Understanding Buyer Motivation in Tech M&A

By recognizing the levers that drive buy-side M&A decisions, sellers can better position their companies and increase the probability of a successful close.

In this article, we break down the specific motivations in the tech M&A landscape, and what sellers can do to align with them.

The Importance of Recurring Revenue

Recurring revenue is a major driver of valuation in technology acquisitions. Businesses with the majority of their revenues coming from SaaS or subscription models routinely trade at higher revenue multiples compared to those with transactional or license-based models (KeyBanc Capital Markets SaaS Survey).
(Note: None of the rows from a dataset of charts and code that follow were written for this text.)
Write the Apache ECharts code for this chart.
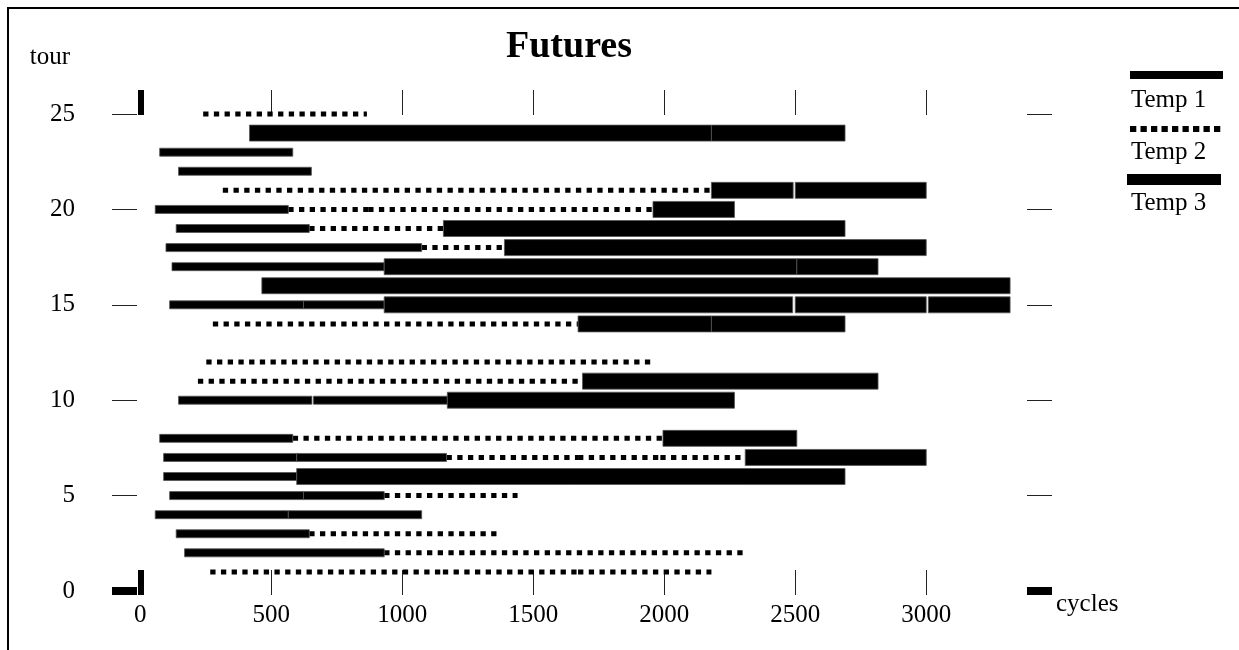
<!DOCTYPE html>
<html>
<head>
<meta charset="utf-8">
<script src="https://cdn.jsdelivr.net/npm/echarts@6/dist/echarts.min.js"></script>
<style>
html,body{margin:0;padding:0;background:#fff;}
#chart{width:1239px;height:650px;}
</style>
</head>
<body>
<div id="chart"></div>
<script>
// ---- data: [tour, startCycle, endCycle] ----
const temp1 = [
  [23, 74, 582], [22, 146, 653], [20, 57, 565], [19, 137, 645], [18, 98, 1074],
  [17, 121, 931], [15, 112, 623], [15, 623, 931], [10, 146, 655], [10, 661, 1172],
  [8, 74, 582], [7, 89, 597], [7, 597, 1169], [6, 89, 597], [5, 112, 623], [5, 623, 931],
  [4, 57, 565], [4, 565, 1074], [3, 137, 645], [2, 169, 931]
];
const temp2 = [
  [25, 240, 865], [21, 315, 2180], [20, 565, 870], [20, 870, 1957], [19, 645, 1157],
  [18, 1074, 1390], [14, 277, 1671], [12, 252, 1436], [12, 1436, 1957], [11, 220, 1670],
  [8, 582, 1995], [7, 1169, 1671], [7, 1671, 1985], [7, 1985, 2300], [5, 931, 1440],
  [3, 645, 1369], [2, 931, 2300], [1, 267, 1155], [1, 1155, 1671], [1, 1671, 2180]
];
const temp3 = [
  [24, 417, 2180], [24, 2180, 2690], [21, 2180, 2492], [21, 2500, 3000], [20, 1957, 2268],
  [19, 1157, 2690], [18, 1390, 3000], [17, 931, 2506], [17, 2506, 2816], [16, 464, 3320],
  [15, 931, 2490], [15, 2500, 3000], [15, 3008, 3320], [14, 1671, 2180], [14, 2180, 2690],
  [11, 1688, 2816], [10, 1172, 2268], [8, 1995, 2506], [7, 2309, 3000], [6, 597, 2690]
];
const xTicks = [0, 500, 1000, 1500, 2000, 2500, 3000];
const yTicks = [0, 5, 10, 15, 20, 25];
const seriesNames = ['Temp 1', 'Temp 2', 'Temp 3'];

const FONT = 'Liberation Serif';
const X_MIN = -108, X_MAX = 3480, Y_MIN = -0.21, Y_MAX = 26.26;

function barRenderer(h) {
  return function (params, api) {
    const t = api.value(0), s = api.value(1), e = api.value(2);
    const p0 = api.coord([s, t]);
    const p1 = api.coord([e, t]);
    return {
      type: 'rect',
      shape: { x: p0[0], y: p0[1] - h / 2, width: p1[0] - p0[0], height: h },
      style: { fill: '#000', stroke: '#555', lineWidth: 0.8 }
    };
  };
}
function dotRenderer(params, api) {
  const t = api.value(0), s = api.value(1), e = api.value(2);
  const p0 = api.coord([s, t]);
  const p1 = api.coord([e, t]);
  return {
    type: 'line',
    shape: { x1: p0[0], y1: p0[1], x2: p1[0], y2: p1[1] },
    style: { stroke: '#000', lineWidth: 5, lineDash: [5.3, 5.4], lineCap: 'butt', fill: null }
  };
}

function xAx(pos, ticks, width, color, extra) {
  return Object.assign({
    type: 'value', position: pos, min: X_MIN, max: X_MAX,
    axisLine: { show: false, onZero: false }, splitLine: { show: false },
    axisTick: { show: true, inside: true, length: 25, customValues: ticks, lineStyle: { color: color, width: width } },
    axisLabel: { show: false }
  }, extra || {});
}
function yAx(pos, ticks, width, color, extra) {
  return Object.assign({
    type: 'value', position: pos, min: Y_MIN, max: Y_MAX,
    axisLine: { show: false, onZero: false }, splitLine: { show: false },
    axisTick: { show: true, inside: true, length: 25, customValues: ticks, lineStyle: { color: color, width: width } },
    axisLabel: { show: false }
  }, extra || {});
}
const plain = v => String(v);

const chart = echarts.init(document.getElementById('chart'), null, { renderer: 'canvas' });
chart.setOption({
  animation: false,
  backgroundColor: '#fff',
  title: {
    text: 'Futures', left: 501, top: 23,
    textStyle: { fontFamily: FONT, fontWeight: 'bold', fontSize: 38, color: '#000' }
  },
  grid: { left: 112, right: 187, top: 90, bottom: 55, containLabel: false },
  xAxis: [
    xAx('bottom', xTicks, 1, '#222', {
      axisLabel: { show: true, customValues: xTicks, formatter: plain, margin: 8, fontFamily: FONT, fontSize: 25, color: '#000' },
      name: 'cycles', nameLocation: 'end', nameGap: 4,
      nameTextStyle: { fontFamily: FONT, fontSize: 25, color: '#000', align: 'left', verticalAlign: 'top', lineHeight: 19 }
    }),
    xAx('top', xTicks, 1, '#222'),
    xAx('bottom', [0], 6, '#000'),
    xAx('top', [0], 6, '#000')
  ],
  yAxis: [
    yAx('left', yTicks, 1, '#222', {
      axisLabel: { show: true, customValues: yTicks, formatter: plain, margin: 37, fontFamily: FONT, fontSize: 25, color: '#000' },
      name: 'tour', nameLocation: 'end', nameGap: 20,
      nameTextStyle: { fontFamily: FONT, fontSize: 25, color: '#000', align: 'right', verticalAlign: 'bottom', padding: [0, 42, 0, 0] }
    }),
    yAx('right', yTicks, 1, '#222'),
    yAx('left', [0], 8, '#000'),
    yAx('right', [0], 8, '#000')
  ],
  series: [
    { name: seriesNames[1], type: 'custom', renderItem: dotRenderer, data: temp2, encode: { x: [1, 2], y: 0 }, xAxisIndex: 0, yAxisIndex: 0, z: 2 },
    { name: seriesNames[0], type: 'custom', renderItem: barRenderer(8), data: temp1, encode: { x: [1, 2], y: 0 }, xAxisIndex: 0, yAxisIndex: 0, z: 3 },
    { name: seriesNames[2], type: 'custom', renderItem: barRenderer(16), data: temp3, encode: { x: [1, 2], y: 0 }, xAxisIndex: 0, yAxisIndex: 0, z: 4 }
  ],
  graphic: [
    { type: 'rect', silent: true, shape: { x: 8, y: 8, width: 1400, height: 800 }, style: { fill: null, stroke: '#000', lineWidth: 2 } },
    { type: 'rect', silent: true, shape: { x: 1130, y: 71, width: 93, height: 8 }, style: { fill: '#000' } },
    { type: 'text', silent: true, left: 1131, top: 88, style: { text: seriesNames[0], font: '25px "Liberation Serif"', fill: '#000' } },
    { type: 'line', silent: true, shape: { x1: 1130, y1: 129, x2: 1221, y2: 129 }, style: { stroke: '#000', lineWidth: 6, lineDash: [6.3, 4.2], lineCap: 'butt' } },
    { type: 'text', silent: true, left: 1131, top: 140, style: { text: seriesNames[1], font: '25px "Liberation Serif"', fill: '#000' } },
    { type: 'rect', silent: true, shape: { x: 1127, y: 174, width: 94, height: 11 }, style: { fill: '#000' } },
    { type: 'text', silent: true, left: 1131, top: 191, style: { text: seriesNames[2], font: '25px "Liberation Serif"', fill: '#000' } }
  ]
});
</script>
</body>
</html>
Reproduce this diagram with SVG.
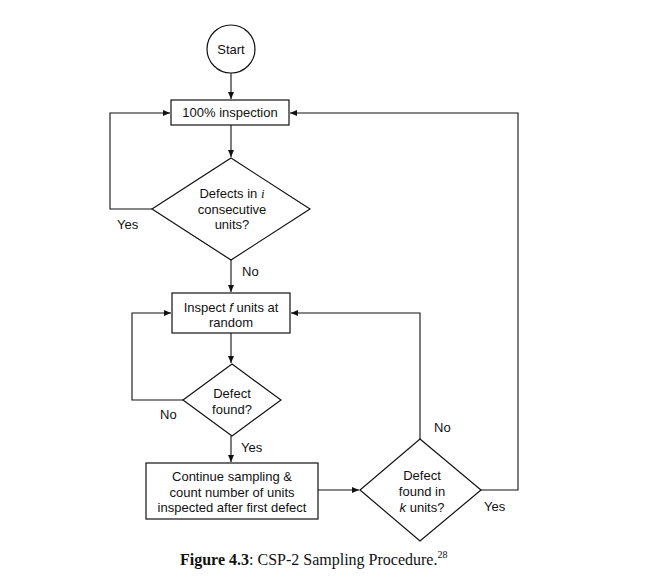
<svg xmlns="http://www.w3.org/2000/svg" width="651" height="576" viewBox="0 0 651 576">
<defs>
<marker id="ah" markerWidth="8" markerHeight="8" refX="7" refY="4" orient="auto" markerUnits="userSpaceOnUse">
<path d="M0,1 L7,4 L0,7 Z" fill="#111"/>
</marker>
<style>
.s{fill:#fff;stroke:#111;stroke-width:1.2}
.t{font-family:"Liberation Sans",Arial,sans-serif;font-size:13px;fill:#111;text-anchor:middle}
.l{font-family:"Liberation Sans",Arial,sans-serif;font-size:13px;fill:#111}
.c{fill:none;stroke:#111;stroke-width:1.1}
</style>
</defs>
<rect width="651" height="576" fill="#fff"/>
<g id="connectors">
<path class="c" d="M231,73 L231,99" marker-end="url(#ah)"/>
<path class="c" d="M231,125 L231,157" marker-end="url(#ah)"/>
<path class="c" d="M152,209 L110,209 L110,113 L170,113" marker-end="url(#ah)"/>
<path class="c" d="M231,260 L231,292" marker-end="url(#ah)"/>
<path class="c" d="M231,333 L231,363" marker-end="url(#ah)"/>
<path class="c" d="M183,400 L132,400 L132,313 L171,313" marker-end="url(#ah)"/>
<path class="c" d="M231,436 L231,462" marker-end="url(#ah)"/>
<path class="c" d="M318,490 L359,490" marker-end="url(#ah)"/>
<path class="c" d="M420,439 L420,313 L291,313" marker-end="url(#ah)"/>
<path class="c" d="M481,490 L518,490 L518,113 L290,113" marker-end="url(#ah)"/>
<text class="l" x="117" y="229">Yes</text>
<text class="l" x="242" y="276">No</text>
<text class="l" x="160" y="419">No</text>
<text class="l" x="241" y="452">Yes</text>
<text class="l" x="434" y="432">No</text>
<text class="l" x="484" y="511">Yes</text>
</g>
<g id="start">
<circle class="s" cx="231" cy="49" r="24"/>
<text class="t" x="231" y="54" font-size="12">Start</text>
</g>
<g id="inspection100">
<rect class="s" x="171" y="100" width="118" height="25"/>
<text class="t" x="230" y="117">100% inspection</text>
</g>
<g id="defectsI">
<polygon class="s" points="231,158 310,209 231,260 152,209"/>
<text class="t" x="232" y="198">Defects in <tspan font-style="italic" font-family="'Liberation Serif',serif">i</tspan></text>
<text class="t" x="232" y="214">consecutive</text>
<text class="t" x="232" y="229">units?</text>
</g>
<g id="inspectF">
<rect class="s" x="172" y="293" width="118" height="40"/>
<text class="t" x="231" y="312">Inspect <tspan font-style="italic">f</tspan> units at</text>
<text class="t" x="231" y="327">random</text>
</g>
<g id="defectFound">
<polygon class="s" points="232,364 281,400 232,436 183,400"/>
<text class="t" x="232" y="398">Defect</text>
<text class="t" x="232" y="414">found?</text>
</g>
<g id="continueSampling">
<rect class="s" x="146" y="463" width="172" height="56"/>
<text class="t" x="232" y="481">Continue sampling &amp;</text>
<text class="t" x="232" y="497">count number of units</text>
<text class="t" x="232" y="512">inspected after first defect</text>
</g>
<g id="defectK">
<polygon class="s" points="420,439 481,490 420,541 360,490"/>
<text class="t" x="422" y="480">Defect</text>
<text class="t" x="422" y="496">found in</text>
<text class="t" x="422" y="512"><tspan font-style="italic">k</tspan> units?</text>
</g>
<g id="caption">
<text x="180" y="565" font-family="'Liberation Serif','Times New Roman',serif" font-size="16" fill="#111"><tspan font-weight="bold">Figure 4.3</tspan>: CSP-2 Sampling Procedure.<tspan font-size="10" dy="-7">28</tspan></text>
</g>
</svg>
What sellers can do: Maintain a detailed breakdown of your revenue composition by product, contract and customer type. Highlight net revenue retention (NRR), gross churn, and customer lifetime value.

Expanding Through Vertical Markets or Geographies

Strategic buyers often look for companies with strong customer penetration in a niche market or region they want to enter or expand within. For example, companies with a leading market share in a defined vertical are viewed as highly defensible.

What sellers can do: Provide detailed customer segmentation, retention metrics by industry or region, and share of wallet data to show your brand commands strength within that segment.

Scalability of Infrastructure and Codebase

Technical diligence is a critical component of M&A process. Acquirers want clean, scalable code, and well-documented architecture. According to PwC, 42% of failed tech M&A deals cite poor integration readiness as a primary risk (PwC US Tech M&A Integration Survey).

What sellers can do: Invest in DevOps maturity, and highlight cloud-native or API-first architecture.

Product Stickiness and Switching Costs

Products with high switching costs or workflow entrenchment create defensibility. Acquirers value sticky products where customers rely on the software to run mission-critical processes.

What sellers can do: Highlight integration depth, embedded analytics, automation capabilities, and the extent of user dependency. Usage metrics (daily active users, module adoption) can help quantify this.

Strategic buyers are often attracted to capabilities they can’t build quickly enough on their own. According to Bain & Company, 55% of technology acquisitions in the past five years were driven by the need to accelerate digital transformation or access niche functionality.

What sellers can do: Emphasize your defensible IP, domain-specific engineering talent, or speed to market. Demonstrate how your product shortens the acquirer’s roadmap or expands their go-to-market reach.

Final Thought

Sophisticated buyers will evaluate how your company fits into their larger strategy. By providing clean and detailed information during the due diligence process, both buyers and sellers can mitigate the risks of an acquisition.